# TASK
Repeat, exactly and in full, the lines of the listing below, but without any pictures.
— start —
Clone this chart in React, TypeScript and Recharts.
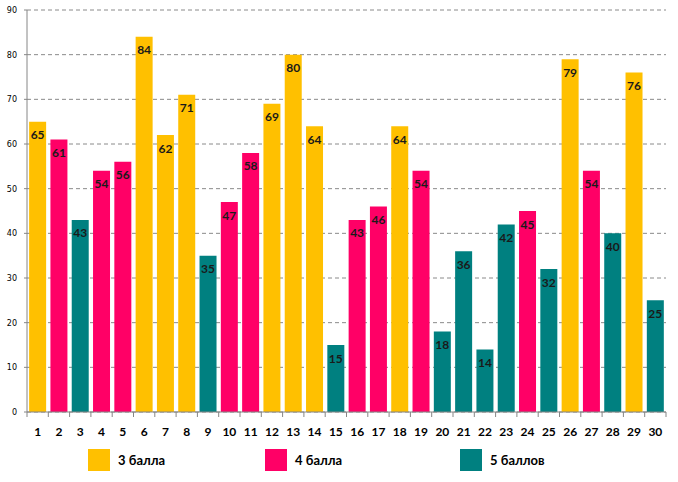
import React from "react";
import { BarChart, Bar, XAxis, YAxis, CartesianGrid, Cell, LabelList } from "recharts";

const categories = ["1","2","3","4","5","6","7","8","9","10","11","12","13","14","15","16","17","18","19","20","21","22","23","24","25","26","27","28","29","30"];
const values = [65,61,43,54,56,84,62,71,35,47,58,69,80,64,15,43,46,64,54,18,36,14,42,45,32,79,54,40,76,25];
const grades = [3,4,5,4,4,3,3,3,5,4,4,3,3,3,5,4,4,3,4,5,5,5,5,4,5,3,4,5,3,5];
const yTicks = [0,10,20,30,40,50,60,70,80,90];
const legendLabels = ["3 балла", "4 балла", "5 баллов"];
const gradeColors: Record<number, string> = { 3: "#FFC000", 4: "#FF0066", 5: "#008080" };

const data = categories.map((c, i) => ({ name: c, value: values[i], grade: grades[i] }));

const W = 678, H = 482;
const M = { top: 10, right: 12, left: 0, bottom: 40 };
const Y_W = 27;
const bandW = (W - M.right - Y_W) / categories.length;

const XTick = (props: any) => {
  const { x, y, payload, index } = props;
  const half = bandW / 2;
  return (
    <g>
      <line x1={x - half} x2={x - half} y1={y - 8} y2={y - 3} stroke="#868686" />
      {index === categories.length - 1 && (
        <line x1={x + half} x2={x + half} y1={y - 8} y2={y - 3} stroke="#868686" />
      )}
      <text x={x} y={y + 16} textAnchor="middle" fontFamily="Lato, 'Open Sans', sans-serif" fontWeight="bold" fontSize={12} fill="#000">
        {payload.value}
      </text>
    </g>
  );
};

export default function App() {
  const legendPos = [88, 265, 460];
  return (
    <div style={{ position: "absolute", left: 0, top: 0, width: W, height: H, background: "#fff" }}>
      <BarChart width={W} height={H} data={data} margin={M} barCategoryGap="10%">
        <CartesianGrid vertical={false} stroke="#8a8a8a" strokeDasharray="4 3" />
        <XAxis
          dataKey="name"
          height={30}
          stroke="#868686"
          tickLine={false}
          tick={<XTick />}
          interval={0}
        />
        <YAxis
          width={Y_W}
          domain={[0, 90]}
          ticks={yTicks}
          interval={0}
          stroke="#868686"
          tickSize={3}
          tickMargin={7}
          tick={{ fontSize: 8, fill: "#000", fontFamily: "'DejaVu Sans', sans-serif" }}
        />
        <Bar dataKey="value" isAnimationActive={false}>
          {data.map((d, i) => (
            <Cell key={i} fill={gradeColors[d.grade]} />
          ))}
          <LabelList
            dataKey="value"
            position="insideTop"
            offset={9}
            fill="#1a1a1a"
            fontSize={12}
            fontWeight="bold"
            fontFamily="Lato, 'Open Sans', sans-serif"
          />
        </Bar>
      </BarChart>
      {legendLabels.map((l, i) => (
        <div key={l} style={{ position: "absolute", left: legendPos[i], top: 449, display: "flex", alignItems: "center" }}>
          <div style={{ width: 22, height: 22, background: gradeColors[i + 3] }} />
          <span style={{ marginLeft: 8, fontFamily: "Lato, 'Open Sans', sans-serif", fontWeight: "bold", fontSize: 13, color: "#000" }}>{l}</span>
        </div>
      ))}
    </div>
  );
}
— end —
# WRITTEN RESPONSE
Clone this chart in React, TypeScript and Recharts.
import React from "react";
import { BarChart, Bar, XAxis, YAxis, CartesianGrid, Cell, LabelList } from "recharts";

const categories = ["1","2","3","4","5","6","7","8","9","10","11","12","13","14","15","16","17","18","19","20","21","22","23","24","25","26","27","28","29","30"];
const values = [65,61,43,54,56,84,62,71,35,47,58,69,80,64,15,43,46,64,54,18,36,14,42,45,32,79,54,40,76,25];
const grades = [3,4,5,4,4,3,3,3,5,4,4,3,3,3,5,4,4,3,4,5,5,5,5,4,5,3,4,5,3,5];
const yTicks = [0,10,20,30,40,50,60,70,80,90];
const legendLabels = ["3 балла", "4 балла", "5 баллов"];
const gradeColors: Record<number, string> = { 3: "#FFC000", 4: "#FF0066", 5: "#008080" };

const data = categories.map((c, i) => ({ name: c, value: values[i], grade: grades[i] }));

const W = 678, H = 482;
const M = { top: 10, right: 12, left: 0, bottom: 40 };
const Y_W = 27;
const bandW = (W - M.right - Y_W) / categories.length;

const XTick = (props: any) => {
  const { x, y, payload, index } = props;
  const half = bandW / 2;
  return (
    <g>
      <line x1={x - half} x2={x - half} y1={y - 8} y2={y - 3} stroke="#868686" />
      {index === categories.length - 1 && (
        <line x1={x + half} x2={x + half} y1={y - 8} y2={y - 3} stroke="#868686" />
      )}
      <text x={x} y={y + 16} textAnchor="middle" fontFamily="Lato, 'Open Sans', sans-serif" fontWeight="bold" fontSize={12} fill="#000">
        {payload.value}
      </text>
    </g>
  );
};

export default function App() {
  const legendPos = [88, 265, 460];
  return (
    <div style={{ position: "absolute", left: 0, top: 0, width: W, height: H, background: "#fff" }}>
      <BarChart width={W} height={H} data={data} margin={M} barCategoryGap="10%">
        <CartesianGrid vertical={false} stroke="#8a8a8a" strokeDasharray="4 3" />
        <XAxis
          dataKey="name"
          height={30}
          stroke="#868686"
          tickLine={false}
          tick={<XTick />}
          interval={0}
        />
        <YAxis
          width={Y_W}
          domain={[0, 90]}
          ticks={yTicks}
          interval={0}
          stroke="#868686"
          tickSize={3}
          tickMargin={7}
          tick={{ fontSize: 8, fill: "#000", fontFamily: "'DejaVu Sans', sans-serif" }}
        />
        <Bar dataKey="value" isAnimationActive={false}>
          {data.map((d, i) => (
            <Cell key={i} fill={gradeColors[d.grade]} />
          ))}
          <LabelList
            dataKey="value"
            position="insideTop"
            offset={9}
            fill="#1a1a1a"
            fontSize={12}
            fontWeight="bold"
            fontFamily="Lato, 'Open Sans', sans-serif"
          />
        </Bar>
      </BarChart>
      {legendLabels.map((l, i) => (
        <div key={l} style={{ position: "absolute", left: legendPos[i], top: 449, display: "flex", alignItems: "center" }}>
          <div style={{ width: 22, height: 22, background: gradeColors[i + 3] }} />
          <span style={{ marginLeft: 8, fontFamily: "Lato, 'Open Sans', sans-serif", fontWeight: "bold", fontSize: 13, color: "#000" }}>{l}</span>
        </div>
      ))}
    </div>
  );
}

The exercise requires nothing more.